Rache hilft uns, unseren inneren Frieden wiederherzustellen, sagen Forscher

Wir haben mit dem Wissenschaftler einer neuen Studie gesprochen, um herauszufinden, woher unsere Rachegelüste kommen und warum es sich so gut anfühlt, die Klamotten unseres Ex-Freunds zu verbrennen.

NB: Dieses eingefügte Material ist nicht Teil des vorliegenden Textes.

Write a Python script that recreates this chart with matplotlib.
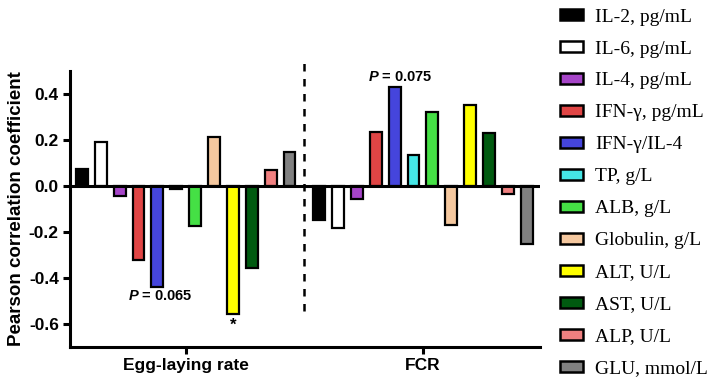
import matplotlib
matplotlib.use("Agg")
import matplotlib.pyplot as plt
from matplotlib.patches import Patch
import numpy as np

groups = ["Egg-laying rate", "FCR"]
variables = ["IL-2, pg/mL", "IL-6, pg/mL", "IL-4, pg/mL", "IFN-γ, pg/mL", "IFN-γ/IL-4",
             "TP, g/L", "ALB, g/L", "Globulin, g/L", "ALT, U/L", "AST, U/L",
             "ALP, U/L", "GLU, mmol/L"]
egg_values = [0.073, 0.189, -0.046, -0.323, -0.439, -0.015, -0.177, 0.210, -0.558, -0.358, 0.070, 0.148]
fcr_values = [-0.149, -0.185, -0.058, 0.232, 0.428, 0.135, 0.322, -0.170, 0.351, 0.228, -0.036, -0.253]
colors = ["#000000", "#ffffff", "#a645c8", "#e04545", "#4545dc", "#45e6e6",
          "#45e045", "#f5c89f", "#ffff00", "#005a10", "#f08080", "#808080"]
yticks = [-0.6, -0.4, -0.2, 0.0, 0.2, 0.4]

plt.rcParams['font.family'] = ['Liberation Sans', 'DejaVu Sans']
plt.rcParams['mathtext.fontset'] = 'custom'
plt.rcParams['mathtext.bfit'] = 'Liberation Sans:italic:bold'
plt.rcParams['mathtext.it'] = 'Liberation Sans:italic:bold'
plt.rcParams['mathtext.rm'] = 'Liberation Sans:bold'

fig = plt.figure(figsize=(7.09, 3.81), dpi=100)
ax = fig.add_axes([0.0987, 0.09, 0.6629, 0.7244])

pitch = 0.0795
width = 0.05
n = len(variables)
offsets = (np.arange(n) - (n - 1) / 2) * pitch
for gi, vals in enumerate([egg_values, fcr_values]):
    for i, v in enumerate(vals):
        ax.bar(gi + offsets[i], v, width=width, color=colors[i], edgecolor='black',
               linewidth=1.6, zorder=3)

ax.axhline(0, color='black', linewidth=2.2, zorder=4)
ax.plot([0.5, 0.5], [-0.543, 0.555], color='black', linestyle=(0, (3, 3)),
        linewidth=1.8, clip_on=False, zorder=2)

ax.set_xlim(-0.4876, 1.493)
ax.set_ylim(-0.7, 0.5)
ax.set_xticks([0, 1])
ax.set_xticklabels(groups, fontsize=12.5, fontweight='bold')
ax.set_yticks(yticks)
ax.set_yticklabels([f"{t:.1f}" for t in yticks], fontsize=12.5, fontweight='bold')
ax.set_ylabel("Pearson correlation coefficient", fontsize=13.5, fontweight='bold', labelpad=3)

for s in ['top', 'right']:
    ax.spines[s].set_visible(False)
for s in ['left', 'bottom']:
    ax.spines[s].set_linewidth(2.2)
ax.tick_params(axis='both', width=2.2, length=5, pad=3)

ax.text(-0.105, -0.478, r"$\it{P}$" + " = 0.065", fontsize=10.5, fontweight='bold',
        ha='center', va='center')
ax.text(0 + offsets[8], -0.605, "*", fontsize=12, fontweight='bold', ha='center', va='center')
ax.text(0.905, 0.472, r"$\it{P}$" + " = 0.075", fontsize=10.5, fontweight='bold',
        ha='center', va='center')

handles = [Patch(facecolor=c, edgecolor='black', linewidth=1.8) for c in colors]
fig.legend(handles, variables, loc='upper left', bbox_to_anchor=(0.779, 0.998),
           frameon=False, prop={'family': 'Liberation Serif', 'size': 14},
           handlelength=1.2, handleheight=0.45, labelspacing=0.77, handletextpad=0.6,
           borderaxespad=0.0)

fig.savefig("out.png", dpi=100)
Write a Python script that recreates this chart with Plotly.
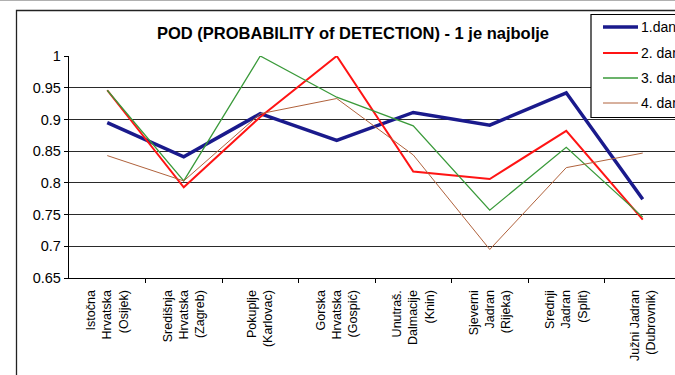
import plotly.graph_objects as go

# Regions (x-axis categories)
regions = [
    "Istočna<br>Hrvatska<br>(Osijek)",
    "Središnja<br>Hrvatska<br>(Zagreb)",
    "Pokuplje<br>(Karlovac)",
    "Gorska<br>Hrvatska<br>(Gospić)",
    "Unutraš.<br>Dalmacije<br>(Knin)",
    "Sjeverni<br>Jadran<br>(Rijeka)",
    "Srednji<br>Jadran<br>(Split)",
    "Južni Jadran<br>(Dubrovnik)",
]

# POD values per forecast day
dan1 = [0.895, 0.841, 0.909, 0.867, 0.911, 0.891, 0.942, 0.774]
dan2 = [0.946, 0.793, 0.904, 1.000, 0.818, 0.806, 0.882, 0.742]
dan3 = [0.946, 0.803, 1.000, 0.935, 0.890, 0.757, 0.856, 0.746]
dan4 = [0.843, 0.803, 0.909, 0.933, 0.844, 0.695, 0.824, 0.847]

series_names = ["1.dan", "2. dan", "3. dan", "4. dan"]
series_values = [dan1, dan2, dan3, dan4]
series_colors = ["#1a1a8c", "#ff1414", "#3a9a3a", "#b0623c"]
series_widths = [3.5, 2.0, 1.3, 1.0]

y_ticks = [0.65, 0.7, 0.75, 0.8, 0.85, 0.9, 0.95, 1.0]
y_ticktext = ["0.65", "0.7", "0.75", "0.8", "0.85", "0.9", "0.95", "1"]

W, H = 675, 375
ML, MT, MB = 69, 56, 97
plot_w = W - ML
plot_h = H - MT - MB
cat_w = 76.5

idx = list(range(len(regions)))

fig = go.Figure()
for name, vals, col, lw in zip(series_names, series_values, series_colors, series_widths):
    fig.add_trace(go.Scatter(
        x=idx, y=vals, mode="lines", name=name,
        line=dict(color=col, width=lw),
        showlegend=False,
    ))

def px_x(px):
    return (px - ML) / plot_w

def px_y(py):
    return (H - MB - py) / plot_h

shapes = [
    # outer chart frame
    dict(type="rect", xref="paper", yref="paper",
         x0=px_x(16.5), x1=px_x(W + 10), y0=px_y(H + 10), y1=px_y(10.5),
         line=dict(color="#222222", width=1.3), fillcolor="rgba(0,0,0,0)",
         layer="below"),
    # thin page rule along the top
    dict(type="line", xref="paper", yref="paper",
         x0=px_x(0), x1=px_x(W + 5), y0=px_y(0.5), y1=px_y(0.5),
         line=dict(color="#b0b0b0", width=1)),
    # legend box, running past the right edge of the chart
    dict(type="rect", xref="paper", yref="paper",
         x0=px_x(591), x1=px_x(W + 20), y0=px_y(117.5), y1=px_y(14.5),
         line=dict(color="black", width=1.2), fillcolor="white",
         layer="above"),
]
annotations = []

# legend entries: sample line plus label for each series
legend_rows = [27, 53, 78, 103]
for name, col, lw, ry in zip(series_names, series_colors, series_widths, legend_rows):
    shapes.append(dict(type="line", xref="paper", yref="paper",
                       x0=px_x(603), x1=px_x(638), y0=px_y(ry), y1=px_y(ry),
                       line=dict(color=col, width=lw), layer="above"))
    annotations.append(dict(xref="paper", yref="paper",
                            x=px_x(639), y=px_y(ry),
                            xanchor="left", yanchor="middle",
                            text=name, showarrow=False,
                            font=dict(size=14, color="black")))

fig.update_layout(
    width=W, height=H,
    margin=dict(l=ML, r=0, t=MT, b=MB, autoexpand=False),
    paper_bgcolor="white",
    plot_bgcolor="white",
    font=dict(family="Arial, 'Liberation Sans', sans-serif", color="black"),
    title=dict(
        text="POD (PROBABILITY of DETECTION) - 1 je najbolje",
        x=353 / W, xref="container", xanchor="center",
        y=1 - 33 / H, yref="container", yanchor="middle",
        font=dict(size=16.5, weight="bold", color="black"),
    ),
    xaxis=dict(
        range=[-0.5, -0.5 + plot_w / cat_w],
        tickmode="array", tickvals=idx, ticktext=regions,
        tickangle=-90, ticks="",
        tickfont=dict(size=12.5),
        ticklabelstandoff=6,
        showgrid=False, zeroline=False,
        showline=True, linecolor="black", linewidth=1.3,
        minor=dict(tickmode="array",
                   tickvals=[i + 0.5 for i in idx[:-1]],
                   ticks="outside", ticklen=4, tickcolor="black",
                   tickwidth=1, showgrid=False),
    ),
    yaxis=dict(
        range=[0.65, 1.0],
        tickmode="array", tickvals=y_ticks, ticktext=y_ticktext,
        ticks="outside", ticklen=4, tickcolor="black",
        tickfont=dict(size=14.5),
        showgrid=True, gridcolor="#2a2a2a", gridwidth=1,
        zeroline=False,
        showline=True, linecolor="black", linewidth=1.3,
    ),
    showlegend=False,
    shapes=shapes,
    annotations=annotations,
)

fig.write_html("out.html")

Photo by Igor Madjinca via Stocksy

Hemden zerschneiden, Computer aus dem Fenster werfen, das Auto des untreuen Partners oder der untreuen Partnerin in die Luft jagen—Filme liefern in schönster Regelmäßigkeit dramatische Racheaktionen von Frauen, denen es einfach reicht. Vielleicht haben wir alle schon mal mit dem Gedanken gespielt, es jemandem, der uns verletzt hat, so richtig heimzuzahlen, nur getraut haben wir uns nicht. Während es womöglich vernünftiger ist, sich mit passiv-aggressiven Facebook-Nachrichten den Frust von der Seele zu schreiben, als eine Straftat zu begehen, ist die Wissenschaft der Antwort auf die Frage, warum Rache so verdammt süß sein kann, ein bedeutendes Stück näher gekommen.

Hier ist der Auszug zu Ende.